I am interested in the interfaces of bodies, objects, and spaces, entanglements of human and non-human actors, and multimodal explorations through the lens of the archive.
In inter- and transdisciplinary research and teaching, I am committed to activist*scholarship and feminist pedagogy.

︎ Website under continuous de:construction!





NEWS



February 2022

CALL FOR PANEL SUBMISSIONS

Entangled Commons. Shifting Infrastructures of Sociality toward Visionary Pragmatic Lifeworlds [UrbAn].

Panel P044, European Association of Social Anthropologists 2022: Transformation, Hope and the Commons.
https://nomadit.co.uk/conference/easa2022/p/11542

Conveners:
Aylin Yildirim Tschoepe (University of Applied Sciences Northwestern Switzerland)
Carolin Genz (Humboldt-University of Berlin)
Discussant: Alain Müller (University of Basel)

Pandemic experiences influence infrastructures of sociality and potentiate social and spatial injustice. We collaboratively search for paths toward visionary pragmatic lifeworlds, taking entangled commons as commitment to coexistence, diversity, inclusion, and a critical look at (un)common sense.

We invite contributions that engage with various aspects of entangled commons. Multimodal work, inter-/transdisciplinary collaborations, and action research is particularly encouraged!

Please find detailed information about the Panel Entangled Commons (<click here or on the link above) and submit your contribution through the “Propose Paper” button until March 21.

We are excited to receive your submission! 




September 2021
I followed the calling, you will find me here: Professor at the Institute Contemporary Design Practices at HGK FHNW 




February 2021




May 2021

Urban Anthropology Unbound


I am happy to share that I am newly appointed series editor for Urban Anthropology Unbound at Berghahn Books! Together with the editorial board (Ferne Edwards, Carolin Genz, Lukas Ley) we will soon send a call for proposals for contributions along these lines:

Urban spaces are centers for human and non-human activity, as well as agents entangled in networks both material and immaterial, real and imagined.
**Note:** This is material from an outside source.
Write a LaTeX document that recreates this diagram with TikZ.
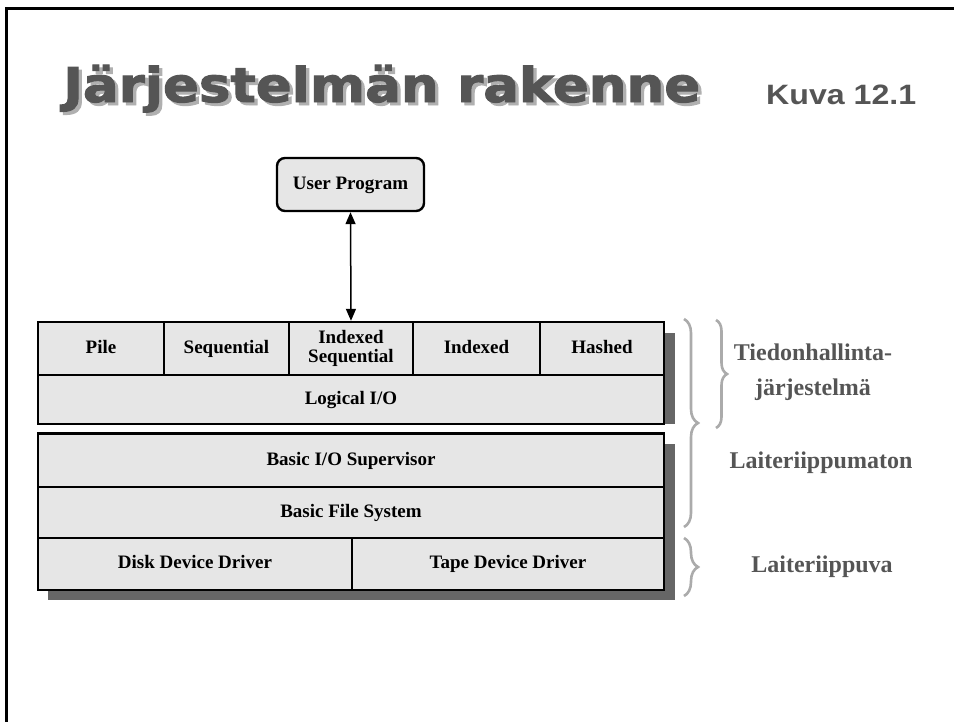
\documentclass[tikz,border=0pt]{standalone}
\usepackage{fontspec}
\setmainfont{Liberation Serif}
\newfontfamily\headfont{DejaVu Sans}[BoldFeatures={FakeBold=2}]
\newfontfamily\figfont{Liberation Sans}
\usetikzlibrary{arrows.meta,decorations.pathreplacing}
\definecolor{cellgray}{HTML}{E6E6E6}
\definecolor{shadegray}{HTML}{666666}
\definecolor{textgray}{HTML}{555555}
\definecolor{bracegray}{HTML}{ABABAB}
\definecolor{titleshade}{HTML}{B0B0B0}
% heading text with a soft offset shadow behind it
\newcommand{\shadowedhead}[1]{%
  \rlap{\kern3pt\raisebox{-3pt}{\color{titleshade}#1}}#1}
\tikzset{
  cell/.style={draw=black, fill=cellgray, line width=2.4pt, inner sep=0pt,
    align=center, text height=13pt, text depth=4pt,
    font=\fontsize{19}{20}\selectfont\bfseries},
  userbox/.style={cell, rounded corners=8pt},
  sidelabel/.style={text=textgray, align=center,
    font=\fontsize{24}{35}\selectfont\bfseries},
  grpbrace/.style={draw=bracegray, line width=2.6pt, decorate,
    decoration={brace, amplitude=#1}},
  shade/.style={fill=shadegray, draw=none},
  link/.style={line width=1.5pt, {Triangle[length=12pt,width=10pt]}-{Triangle[length=12pt,width=10pt]}}
}
\begin{document}
\begin{tikzpicture}[x=1pt, y=-1pt]
\useasboundingbox (0,0) rectangle (954,721);
\fill[white] (0,0) rectangle (954,721);

% slide frame: top and left edges only
\draw[line width=3pt, line cap=rect] (954,8.5) -- (6.5,8.5) -- (6.5,721);

% heading
\node[text=textgray, anchor=base west, inner sep=0pt] (title) at (63,102)
  {\resizebox{637pt}{\height}{\headfont\bfseries\fontsize{48}{52}\selectfont\shadowedhead{Järjestelmän rakenne}}};
\node[text=textgray, anchor=base west, inner sep=0pt] (kuva) at (766,104)
  {\resizebox{150pt}{\height}{\figfont\bfseries\fontsize{28}{30}\selectfont Kuva 12.1}};

% drop shadows of the layer stacks
\fill[shade] (664,333) rectangle (675,424);
\fill[shade] (664,444) rectangle (675,600);
\fill[shade] (48,590) rectangle (675,600);

% user program
\node[userbox, minimum width=147pt, minimum height=53pt] (user) at (350.5,184.5) {User Program};

% file organisation cells
\node[cell, minimum width=126pt, minimum height=53pt] (pile) at (101,348.5) {Pile};
\node[cell, minimum width=125pt, minimum height=53pt] (seq) at (226.5,348.5) {Sequential};
\node[cell, minimum width=124pt, minimum height=53pt, text height=, text depth=,
  font=\fontsize{19}{19}\selectfont\bfseries] (idxseq) at (351,348.5) {Indexed\\Sequential};
\node[cell, minimum width=127pt, minimum height=53pt] (idx) at (476.5,348.5) {Indexed};
\node[cell, minimum width=124pt, minimum height=53pt] (hash) at (602,348.5) {Hashed};
\node[cell, minimum width=626pt, minimum height=49pt] (lio) at (351,399.5) {Logical I/O};

% lower layers
\node[cell, minimum width=626pt, minimum height=54pt] (bios) at (351,460.5) {Basic I/O Supervisor};
\node[cell, minimum width=626pt, minimum height=51pt] (bfs) at (351,512.5) {Basic File System};
\node[cell, minimum width=314pt, minimum height=52pt] (disk) at (195,564) {Disk Device Driver};
\node[cell, minimum width=312pt, minimum height=52pt] (tape) at (508,564) {Tape Device Driver};

% program <-> file system
\draw[link] (user.south) -- (idxseq.north);

% grouping braces
\coordinate (b1t) at (684,319);
\coordinate (b1b) at (684,527);
\coordinate (b2t) at (716,320);
\coordinate (b2b) at (716,428);
\coordinate (b3t) at (684,538);
\coordinate (b3b) at (684,596);
\draw[grpbrace=14pt] (b1t) -- (b1b);
\draw[grpbrace=11pt] (b2t) -- (b2b);
\draw[grpbrace=14pt] (b3t) -- (b3b);

% group labels
\node[sidelabel] (fms) at (813,372) {Tiedonhallinta-\\järjestelmä};
\node[sidelabel] (indep) at (821,463) {Laiteriippumaton};
\node[sidelabel] (dep) at (822,567) {Laiteriippuva};
\end{tikzpicture}
\end{document}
Urban Anthropology Unbound unpacks the usual assumptions of an anthropology of urban life and what this means for understanding past, present, and possible urban futures. The series seeks ethnographic knowledge including the unconventional, and invites multimodal and sensory explorations as well. It promotes urban ethnography as a grounded, interdisciplinary methodology to study spatial phenomena as they interface with social and cultural ones and offers ways to understand, interpret, make, and practice urban lifeworlds.